## What the exercise asks:
In the listing below, find every line containing "code" and copy it out.

## Entries provided:

-------

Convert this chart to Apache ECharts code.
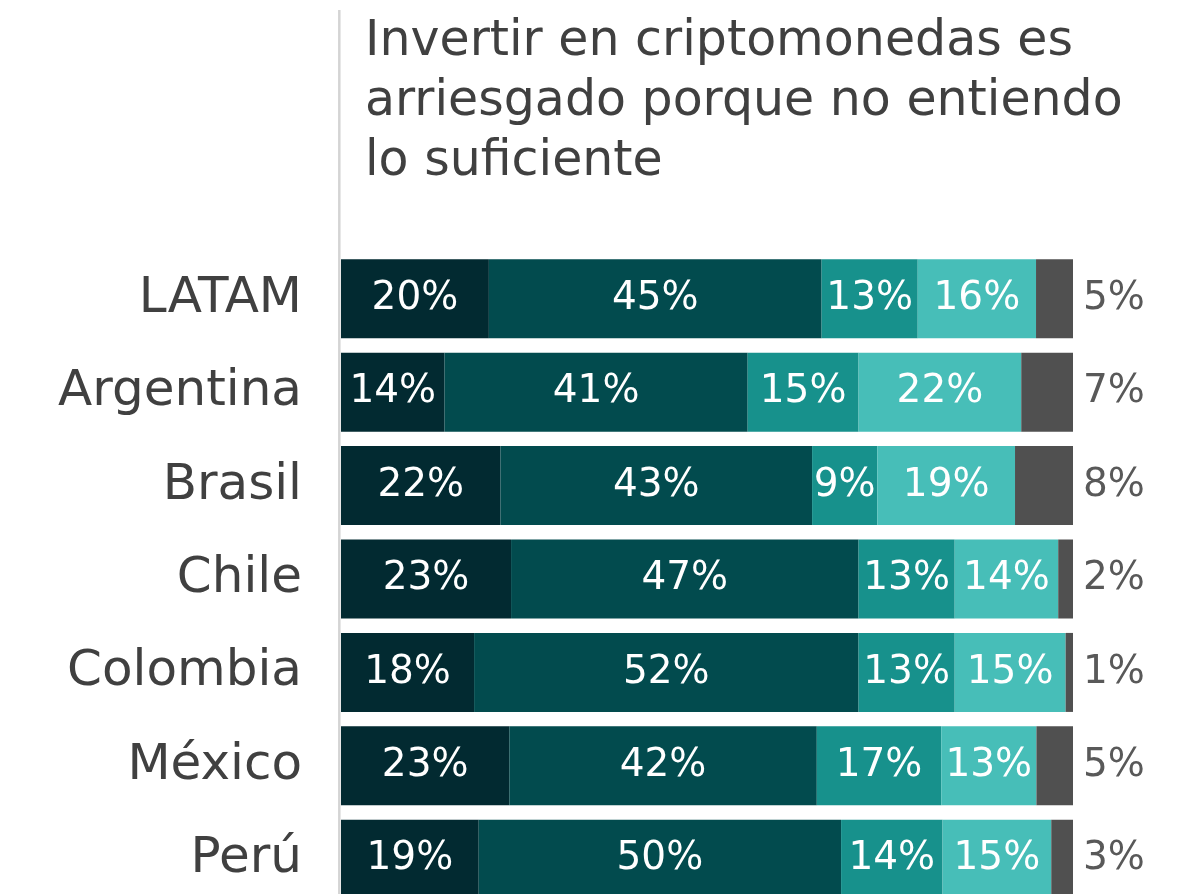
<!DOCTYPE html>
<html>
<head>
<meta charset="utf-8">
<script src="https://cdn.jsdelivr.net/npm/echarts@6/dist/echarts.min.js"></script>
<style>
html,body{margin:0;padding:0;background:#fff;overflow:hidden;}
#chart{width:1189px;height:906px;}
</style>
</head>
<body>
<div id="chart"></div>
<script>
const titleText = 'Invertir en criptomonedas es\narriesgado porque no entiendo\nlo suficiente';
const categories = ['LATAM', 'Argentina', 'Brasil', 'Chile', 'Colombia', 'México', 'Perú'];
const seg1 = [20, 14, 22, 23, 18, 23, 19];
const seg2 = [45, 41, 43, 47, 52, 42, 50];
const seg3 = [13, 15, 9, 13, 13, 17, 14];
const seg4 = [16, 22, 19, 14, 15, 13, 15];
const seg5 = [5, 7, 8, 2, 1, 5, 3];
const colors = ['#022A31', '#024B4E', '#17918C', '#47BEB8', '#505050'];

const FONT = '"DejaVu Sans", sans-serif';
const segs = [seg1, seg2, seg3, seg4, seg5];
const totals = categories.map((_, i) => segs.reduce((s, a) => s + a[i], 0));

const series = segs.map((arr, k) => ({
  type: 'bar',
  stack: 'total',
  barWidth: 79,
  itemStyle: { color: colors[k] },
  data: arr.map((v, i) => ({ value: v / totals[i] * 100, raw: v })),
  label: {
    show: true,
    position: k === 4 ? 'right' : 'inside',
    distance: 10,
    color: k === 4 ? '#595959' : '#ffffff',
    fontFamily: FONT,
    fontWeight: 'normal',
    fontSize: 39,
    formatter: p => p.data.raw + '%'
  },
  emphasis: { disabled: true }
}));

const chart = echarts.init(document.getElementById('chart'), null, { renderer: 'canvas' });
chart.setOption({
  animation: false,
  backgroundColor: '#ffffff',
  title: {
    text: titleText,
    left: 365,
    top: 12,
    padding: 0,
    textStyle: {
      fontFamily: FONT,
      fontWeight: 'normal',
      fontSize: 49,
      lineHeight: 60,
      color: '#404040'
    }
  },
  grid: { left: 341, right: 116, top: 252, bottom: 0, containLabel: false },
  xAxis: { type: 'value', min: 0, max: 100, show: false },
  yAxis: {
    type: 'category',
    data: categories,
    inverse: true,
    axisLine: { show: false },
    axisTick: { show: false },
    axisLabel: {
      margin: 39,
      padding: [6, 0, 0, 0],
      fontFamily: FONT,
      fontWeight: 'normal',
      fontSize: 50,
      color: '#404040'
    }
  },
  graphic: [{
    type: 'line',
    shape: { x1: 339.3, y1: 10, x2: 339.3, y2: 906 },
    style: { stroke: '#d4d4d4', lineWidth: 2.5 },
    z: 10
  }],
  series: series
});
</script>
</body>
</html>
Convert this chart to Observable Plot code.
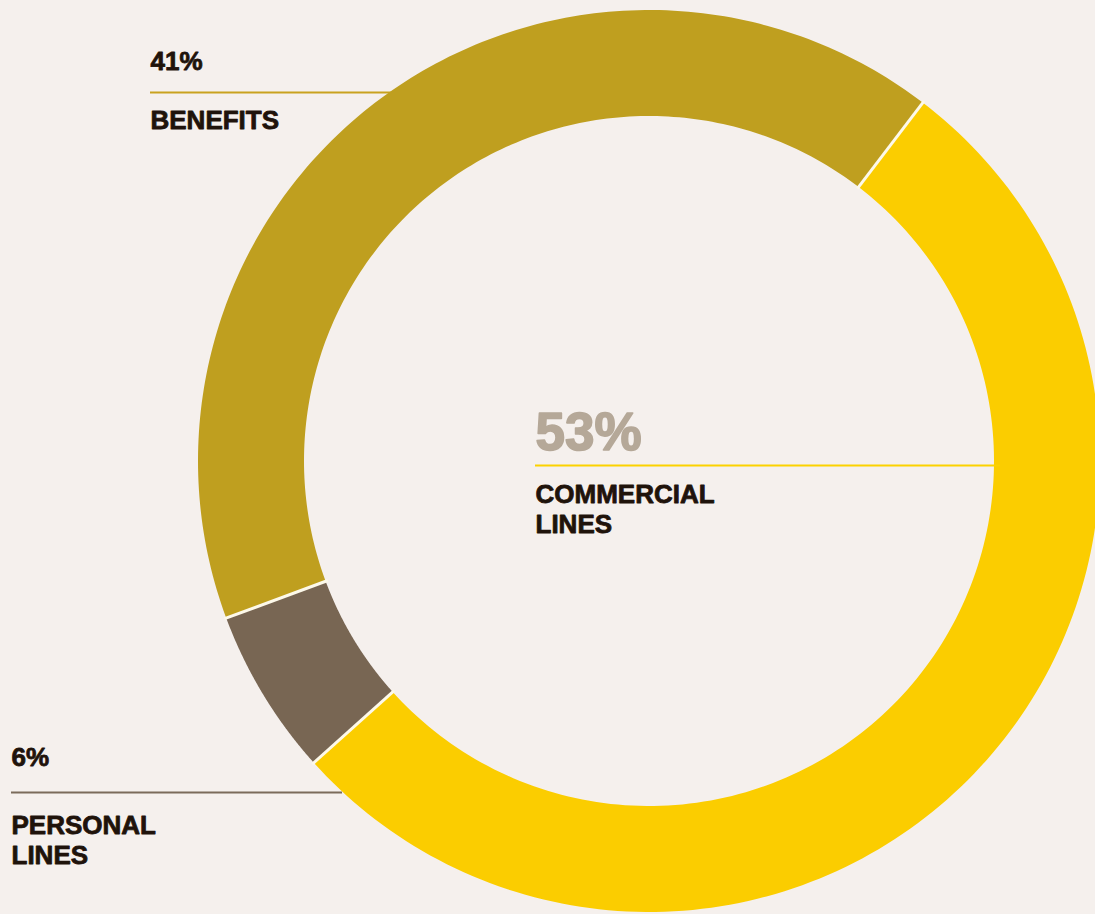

-------

## Task response:
Convert this chart to Apache ECharts code.
Convert this chart to Observable Plot code.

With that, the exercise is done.